The targets used consist of makiwari, tightly rolled straw mats called tatami mats, that have been soaked in water. These offer uniform weight and thickness that best replicate the resistance of human flesh.
Because a samurai lived or died by his ability with a sword, it is essential that he be able to perform a cut successfully. No matter how good the sword or how sharp, it is only as effective as the person weilding it. Hataya Sensei has pointed out to us repeatedly, that no matter how well you are able to perform kata, if the cuts you make in the kata are light and ineffectual, you are only dancing.
For this reason tameshigiri is a fundamental part of Toyama Ryu training. While the kata teaches correct footwork, situational awareness, and body movement, it is only by cutting an actual target that reveals whether or not proper cutting technique is being used. Strength, speed and technique alone are not enough. The correct swing technique and blade angle, hasuji, must combine with proper cutting distance, kirima, to make a successful cut. The mind, body and spirit must fuse at the very instant of cutting. This is the objective of Toyama Ryu Batto Jutsu. (tameshigiri will only be allowed after supervision and approval by Sensei)
After kata and tameshgiri, we have gekken. This is actual sparring using foam swords. Although foam, these are not light or flexible like other foam swords. There are no rules and you can try whatever you would like. This helps to learn how to react and distance attacks.
Zen Nihon Batto Do Renmei/ US Battodo Federation
The Zen Nihon Battodo Renmei and US Battodo Federation (an umbrella group of the All Japan Battodo Renmei) are to help promote the art of Battodo. Because there are many different styles, sei tei (standardized) sets of kata and cutting patterns are used. This helps connect different styles of iai or batto so we can train together and help the art grow.
Zen Nihon Toyamaryu Iaido Renmei
This is the All Japan Toyama Ryu Iaido Federation. We are an official U.S. Branch school. All Toyama Ryu curriculum taught at Shiseikan is from this organization.
The Seizankai is Hataya sensei’s personal group. In it he promotes the elements of kata, cutting, and gekken. Also the testing standards are higher than the normal Toyama Ryu and Battodo Renmei standards. Although it is mainly Toyama Ryu, he brings into it his numerous other experiences with different styles as well.
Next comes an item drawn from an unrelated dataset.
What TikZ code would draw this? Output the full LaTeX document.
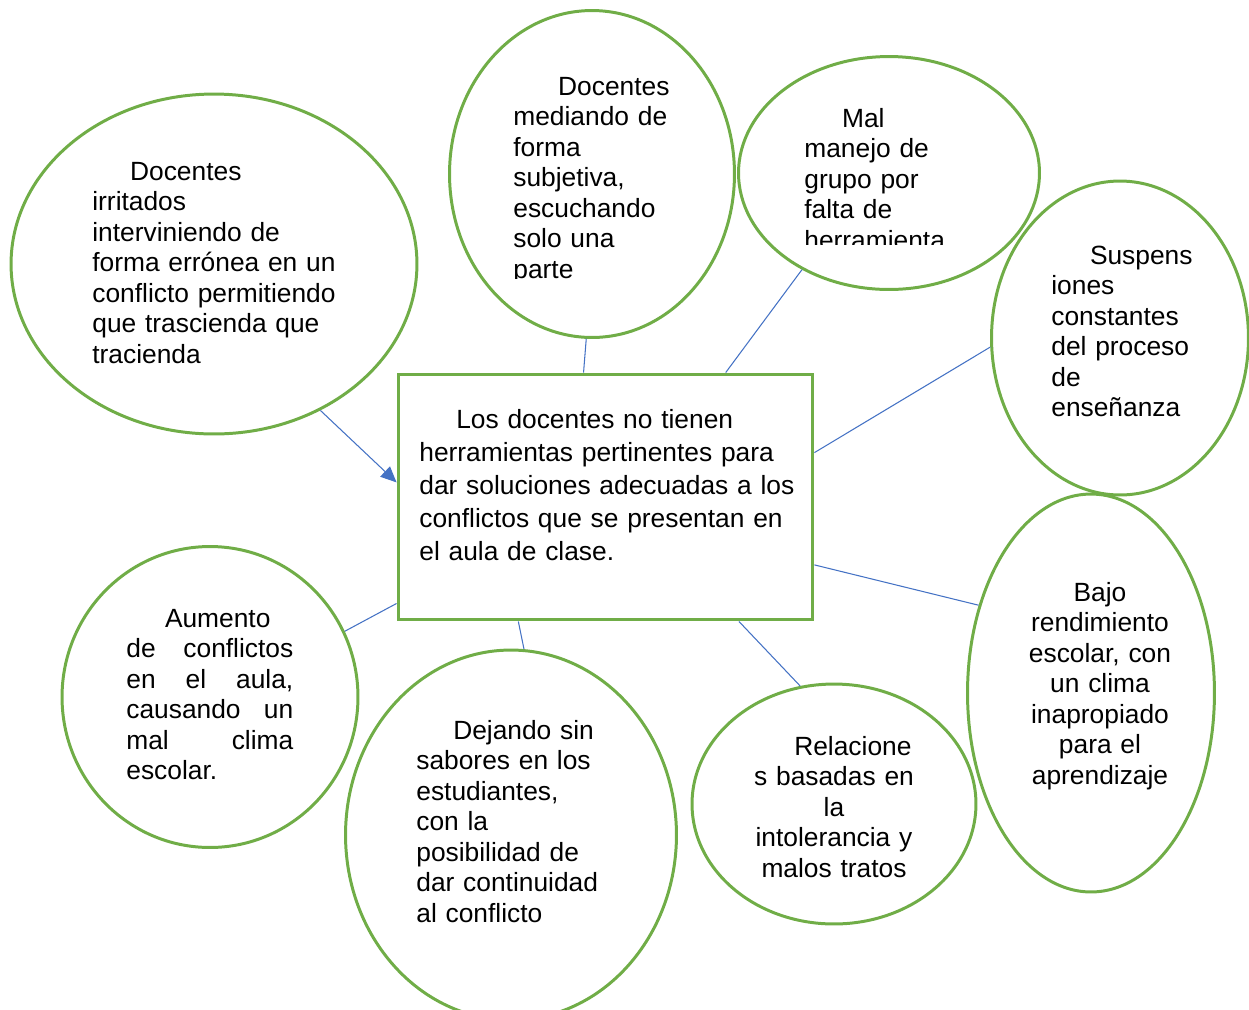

At Shiseikan we train under Seizankai standards.
Our school name was chosen and given to us by Hataya Sensei in 2013. English translation is: “School of High Integrity”
Kamon (Family crest) Our school Kamon is in honor of my late father-in-law Shoji Hamaguchi – Kioshi 7th Dan Go-Ju Ryu.
Japanese translation of the Kamon is: “Maruni Tachibana” (Orange Blossom in Circle) which is very fitting as we are located in the heart of Florida’s orange groves, Clermont.